- Source excerpt
------------------------------------------------
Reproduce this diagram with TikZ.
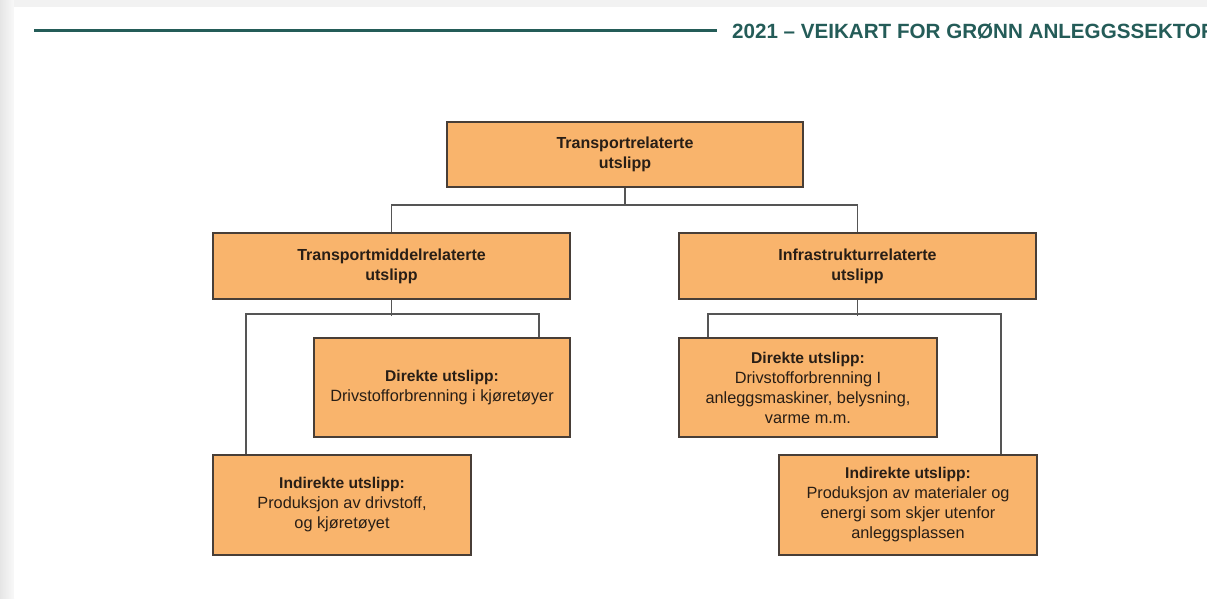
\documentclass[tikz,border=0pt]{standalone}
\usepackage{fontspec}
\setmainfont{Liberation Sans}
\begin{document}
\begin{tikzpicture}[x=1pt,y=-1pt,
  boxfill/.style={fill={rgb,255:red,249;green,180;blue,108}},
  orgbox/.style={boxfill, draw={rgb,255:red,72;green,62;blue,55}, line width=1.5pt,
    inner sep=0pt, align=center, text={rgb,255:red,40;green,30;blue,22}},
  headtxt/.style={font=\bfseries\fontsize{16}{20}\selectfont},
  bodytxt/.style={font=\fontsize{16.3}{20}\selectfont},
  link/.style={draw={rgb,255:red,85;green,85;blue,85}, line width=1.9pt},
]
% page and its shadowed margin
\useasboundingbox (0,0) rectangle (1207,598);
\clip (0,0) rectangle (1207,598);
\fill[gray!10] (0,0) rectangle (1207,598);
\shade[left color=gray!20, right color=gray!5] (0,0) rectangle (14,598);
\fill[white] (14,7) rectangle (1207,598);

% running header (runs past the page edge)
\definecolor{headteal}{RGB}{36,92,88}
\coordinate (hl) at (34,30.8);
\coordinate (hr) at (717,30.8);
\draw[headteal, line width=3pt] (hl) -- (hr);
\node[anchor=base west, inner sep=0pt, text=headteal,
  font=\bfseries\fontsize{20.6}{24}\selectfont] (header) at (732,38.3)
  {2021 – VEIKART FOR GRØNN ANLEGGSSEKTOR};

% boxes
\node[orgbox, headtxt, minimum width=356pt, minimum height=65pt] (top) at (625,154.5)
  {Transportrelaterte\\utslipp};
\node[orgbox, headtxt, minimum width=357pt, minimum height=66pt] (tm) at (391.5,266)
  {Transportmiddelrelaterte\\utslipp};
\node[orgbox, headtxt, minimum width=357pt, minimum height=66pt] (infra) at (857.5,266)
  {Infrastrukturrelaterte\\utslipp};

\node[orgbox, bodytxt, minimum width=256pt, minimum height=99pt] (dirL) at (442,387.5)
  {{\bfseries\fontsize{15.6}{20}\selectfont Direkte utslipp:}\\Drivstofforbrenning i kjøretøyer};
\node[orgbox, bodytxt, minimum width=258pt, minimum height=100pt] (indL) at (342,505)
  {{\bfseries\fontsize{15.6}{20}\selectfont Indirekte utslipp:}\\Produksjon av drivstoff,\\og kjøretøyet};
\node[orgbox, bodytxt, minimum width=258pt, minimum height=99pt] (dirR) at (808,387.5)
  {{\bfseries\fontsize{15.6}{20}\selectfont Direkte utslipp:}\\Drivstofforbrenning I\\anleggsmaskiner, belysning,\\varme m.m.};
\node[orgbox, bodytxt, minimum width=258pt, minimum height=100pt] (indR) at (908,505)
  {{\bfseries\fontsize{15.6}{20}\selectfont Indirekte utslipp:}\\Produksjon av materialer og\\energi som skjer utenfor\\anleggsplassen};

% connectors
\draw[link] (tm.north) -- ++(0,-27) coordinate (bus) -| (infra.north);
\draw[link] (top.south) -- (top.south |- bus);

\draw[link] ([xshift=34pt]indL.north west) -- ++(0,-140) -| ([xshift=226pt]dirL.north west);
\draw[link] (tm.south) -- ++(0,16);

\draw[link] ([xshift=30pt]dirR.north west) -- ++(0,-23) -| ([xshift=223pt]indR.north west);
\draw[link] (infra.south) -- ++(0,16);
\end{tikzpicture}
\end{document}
------------------------------------------------
- Set task
Give again, exactly, the lines from the start of the data through the one holding "(14,7) rectangle (1207,598);"; omit the pictures.

- Correct answer
Reproduce this diagram with TikZ.
\documentclass[tikz,border=0pt]{standalone}
\usepackage{fontspec}
\setmainfont{Liberation Sans}
\begin{document}
\begin{tikzpicture}[x=1pt,y=-1pt,
  boxfill/.style={fill={rgb,255:red,249;green,180;blue,108}},
  orgbox/.style={boxfill, draw={rgb,255:red,72;green,62;blue,55}, line width=1.5pt,
    inner sep=0pt, align=center, text={rgb,255:red,40;green,30;blue,22}},
  headtxt/.style={font=\bfseries\fontsize{16}{20}\selectfont},
  bodytxt/.style={font=\fontsize{16.3}{20}\selectfont},
  link/.style={draw={rgb,255:red,85;green,85;blue,85}, line width=1.9pt},
]
% page and its shadowed margin
\useasboundingbox (0,0) rectangle (1207,598);
\clip (0,0) rectangle (1207,598);
\fill[gray!10] (0,0) rectangle (1207,598);
\shade[left color=gray!20, right color=gray!5] (0,0) rectangle (14,598);
\fill[white] (14,7) rectangle (1207,598);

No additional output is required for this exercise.